In the recall part of the task, the researchers asked participants to navigate the track and mark the location of an object that had been removed.

Although this is a far cry from remembering what you did on your last holiday, the team did find some interesting results.

While looking at the medial temporal lobe (MTL) and in particular the entorhinal cortex, the researchers found that the memory-trace cells were "spatially tuned" to the location, and could then retrieve the location-specific information the person needed to recall.

"Our study demonstrates that neurons in the human brain track the experiences we are willfully recalling and can change their activity patterns to differentiate between memories.

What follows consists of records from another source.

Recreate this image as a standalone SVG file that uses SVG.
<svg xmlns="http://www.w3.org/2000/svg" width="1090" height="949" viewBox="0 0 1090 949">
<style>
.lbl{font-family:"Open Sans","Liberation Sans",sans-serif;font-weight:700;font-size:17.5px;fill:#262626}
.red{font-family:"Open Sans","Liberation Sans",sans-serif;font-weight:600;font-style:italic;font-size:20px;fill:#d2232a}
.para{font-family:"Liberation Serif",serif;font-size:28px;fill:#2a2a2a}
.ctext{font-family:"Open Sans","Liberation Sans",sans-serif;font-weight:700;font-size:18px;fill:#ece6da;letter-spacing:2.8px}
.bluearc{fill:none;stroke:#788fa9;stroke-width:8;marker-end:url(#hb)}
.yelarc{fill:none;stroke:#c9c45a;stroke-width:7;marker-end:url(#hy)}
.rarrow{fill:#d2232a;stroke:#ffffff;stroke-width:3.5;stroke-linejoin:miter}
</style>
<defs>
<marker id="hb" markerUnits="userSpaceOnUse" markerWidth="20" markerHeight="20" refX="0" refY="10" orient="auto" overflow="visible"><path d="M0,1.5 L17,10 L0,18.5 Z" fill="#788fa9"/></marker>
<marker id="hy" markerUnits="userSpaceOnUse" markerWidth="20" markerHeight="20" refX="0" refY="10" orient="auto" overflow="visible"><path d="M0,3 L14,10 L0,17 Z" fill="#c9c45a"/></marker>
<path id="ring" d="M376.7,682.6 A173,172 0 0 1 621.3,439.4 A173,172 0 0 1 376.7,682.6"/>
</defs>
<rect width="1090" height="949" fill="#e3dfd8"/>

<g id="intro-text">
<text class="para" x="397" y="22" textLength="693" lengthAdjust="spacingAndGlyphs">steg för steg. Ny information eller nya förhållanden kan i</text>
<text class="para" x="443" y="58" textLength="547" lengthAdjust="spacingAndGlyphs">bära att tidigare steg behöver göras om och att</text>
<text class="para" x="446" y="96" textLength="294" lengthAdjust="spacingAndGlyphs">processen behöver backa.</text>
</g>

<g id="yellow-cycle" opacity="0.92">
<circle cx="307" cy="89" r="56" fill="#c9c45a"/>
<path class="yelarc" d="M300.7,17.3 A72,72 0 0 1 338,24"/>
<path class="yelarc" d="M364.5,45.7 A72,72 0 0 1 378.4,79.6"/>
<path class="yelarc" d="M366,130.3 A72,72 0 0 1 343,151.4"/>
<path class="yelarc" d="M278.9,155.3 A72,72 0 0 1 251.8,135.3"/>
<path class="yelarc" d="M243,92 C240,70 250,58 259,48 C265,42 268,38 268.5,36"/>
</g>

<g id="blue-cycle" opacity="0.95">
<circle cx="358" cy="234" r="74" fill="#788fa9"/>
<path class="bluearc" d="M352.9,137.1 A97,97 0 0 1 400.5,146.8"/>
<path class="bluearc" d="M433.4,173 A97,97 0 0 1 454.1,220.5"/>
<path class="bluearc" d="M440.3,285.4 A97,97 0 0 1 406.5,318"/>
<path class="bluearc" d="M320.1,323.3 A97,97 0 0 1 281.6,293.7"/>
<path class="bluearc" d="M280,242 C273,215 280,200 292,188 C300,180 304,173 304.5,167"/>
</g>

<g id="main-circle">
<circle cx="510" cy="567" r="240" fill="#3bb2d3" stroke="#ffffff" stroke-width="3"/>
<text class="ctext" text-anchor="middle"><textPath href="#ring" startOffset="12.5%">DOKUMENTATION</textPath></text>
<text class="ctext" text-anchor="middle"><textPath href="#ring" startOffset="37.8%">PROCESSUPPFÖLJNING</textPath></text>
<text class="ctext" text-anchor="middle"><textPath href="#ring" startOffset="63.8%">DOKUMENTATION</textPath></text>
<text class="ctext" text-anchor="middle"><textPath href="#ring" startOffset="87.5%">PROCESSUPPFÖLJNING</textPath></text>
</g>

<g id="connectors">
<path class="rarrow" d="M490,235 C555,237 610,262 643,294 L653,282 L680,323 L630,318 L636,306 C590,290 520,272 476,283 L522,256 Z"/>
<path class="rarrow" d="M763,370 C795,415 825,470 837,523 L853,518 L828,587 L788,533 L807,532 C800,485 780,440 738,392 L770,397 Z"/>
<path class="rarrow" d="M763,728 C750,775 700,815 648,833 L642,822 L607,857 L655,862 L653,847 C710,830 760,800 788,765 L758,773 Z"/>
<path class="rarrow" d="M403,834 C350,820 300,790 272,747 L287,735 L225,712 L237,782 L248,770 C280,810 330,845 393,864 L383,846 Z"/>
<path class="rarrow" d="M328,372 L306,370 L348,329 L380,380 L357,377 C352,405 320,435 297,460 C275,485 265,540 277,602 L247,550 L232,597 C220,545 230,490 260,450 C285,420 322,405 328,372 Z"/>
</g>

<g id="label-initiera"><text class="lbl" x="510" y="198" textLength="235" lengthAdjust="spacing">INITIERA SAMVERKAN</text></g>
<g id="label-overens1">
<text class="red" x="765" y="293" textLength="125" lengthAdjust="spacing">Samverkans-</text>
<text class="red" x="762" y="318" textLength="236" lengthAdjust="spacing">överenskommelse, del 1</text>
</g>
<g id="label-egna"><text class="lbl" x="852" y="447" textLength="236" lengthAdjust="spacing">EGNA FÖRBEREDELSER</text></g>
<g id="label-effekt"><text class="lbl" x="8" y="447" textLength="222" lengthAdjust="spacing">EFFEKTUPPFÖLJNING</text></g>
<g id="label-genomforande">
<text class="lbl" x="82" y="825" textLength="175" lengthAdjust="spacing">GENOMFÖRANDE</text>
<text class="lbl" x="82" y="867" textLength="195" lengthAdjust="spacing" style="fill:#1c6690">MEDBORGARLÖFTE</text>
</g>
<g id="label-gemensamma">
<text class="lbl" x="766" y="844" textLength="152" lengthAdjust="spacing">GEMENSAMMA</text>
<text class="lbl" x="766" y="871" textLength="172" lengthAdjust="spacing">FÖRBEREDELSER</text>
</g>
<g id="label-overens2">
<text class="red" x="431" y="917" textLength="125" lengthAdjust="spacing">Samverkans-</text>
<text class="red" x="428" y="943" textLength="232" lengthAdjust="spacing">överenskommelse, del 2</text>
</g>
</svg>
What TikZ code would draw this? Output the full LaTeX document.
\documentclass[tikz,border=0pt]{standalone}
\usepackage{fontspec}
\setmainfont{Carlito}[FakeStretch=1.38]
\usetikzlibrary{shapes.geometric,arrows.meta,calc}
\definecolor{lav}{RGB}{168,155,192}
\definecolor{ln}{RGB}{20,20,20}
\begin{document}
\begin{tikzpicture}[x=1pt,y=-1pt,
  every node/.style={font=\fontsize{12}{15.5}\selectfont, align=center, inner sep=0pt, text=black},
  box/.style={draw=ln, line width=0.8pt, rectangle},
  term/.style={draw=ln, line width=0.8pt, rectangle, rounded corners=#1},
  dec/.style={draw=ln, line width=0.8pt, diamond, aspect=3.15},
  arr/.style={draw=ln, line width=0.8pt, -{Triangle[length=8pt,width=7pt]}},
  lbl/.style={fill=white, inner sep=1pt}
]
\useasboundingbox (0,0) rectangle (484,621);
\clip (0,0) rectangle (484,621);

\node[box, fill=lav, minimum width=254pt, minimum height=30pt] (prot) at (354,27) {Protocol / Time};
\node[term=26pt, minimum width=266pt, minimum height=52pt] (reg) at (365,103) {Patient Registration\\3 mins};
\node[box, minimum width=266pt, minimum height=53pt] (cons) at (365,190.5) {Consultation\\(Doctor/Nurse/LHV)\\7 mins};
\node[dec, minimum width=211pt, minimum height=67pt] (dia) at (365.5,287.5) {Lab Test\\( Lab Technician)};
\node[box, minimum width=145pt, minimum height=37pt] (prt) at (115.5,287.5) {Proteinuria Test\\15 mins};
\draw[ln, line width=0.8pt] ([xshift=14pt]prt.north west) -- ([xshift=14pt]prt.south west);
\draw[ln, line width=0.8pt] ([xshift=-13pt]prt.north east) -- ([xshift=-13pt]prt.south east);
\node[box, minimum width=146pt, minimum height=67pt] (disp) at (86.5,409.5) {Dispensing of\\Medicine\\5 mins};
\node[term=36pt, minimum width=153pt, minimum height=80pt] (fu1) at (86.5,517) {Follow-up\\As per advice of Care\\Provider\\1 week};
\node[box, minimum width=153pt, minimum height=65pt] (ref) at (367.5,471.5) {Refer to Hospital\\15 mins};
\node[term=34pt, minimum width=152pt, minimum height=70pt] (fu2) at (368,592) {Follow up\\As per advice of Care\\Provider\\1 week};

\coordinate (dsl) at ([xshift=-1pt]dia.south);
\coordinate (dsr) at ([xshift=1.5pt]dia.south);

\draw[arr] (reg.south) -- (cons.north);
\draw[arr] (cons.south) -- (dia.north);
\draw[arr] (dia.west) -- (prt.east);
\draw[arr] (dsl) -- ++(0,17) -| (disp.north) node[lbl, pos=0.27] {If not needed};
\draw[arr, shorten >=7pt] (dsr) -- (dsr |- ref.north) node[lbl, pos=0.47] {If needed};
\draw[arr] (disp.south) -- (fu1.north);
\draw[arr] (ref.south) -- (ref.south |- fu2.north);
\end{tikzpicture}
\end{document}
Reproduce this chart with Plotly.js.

They're just like the pins on your Google map that mark the locations you remember for important events," says Salman E. Qasim, a Columbia University biomedical engineer.

"This discovery might provide a potential mechanism for our ability to selectively call upon different experiences from the past and highlights how these memories may influence our brain's spatial map."

This is all part of our spatial memory, which is responsible for recording information about our environment and how to navigate it.

Past research has already looked into how we can do this, finding that place and grid cells are very important to our spatial memory, working in a similar way to a GPS. Spatial tuning is the idea that individual neurons "activate to represent locations in the environment during navigation".

"Previous work proposed that spatially tuned cells remap their firing patterns across different environments, so events that occur in different environments are associated with different spatial maps," the team explains in their study.

"Building on this work, we proposed that single neurons in the MTL, and particularly in the entorhinal cortex, would exhibit spatial tuning modulated by past experiences."

The paper has been published at Nature Neuroscience.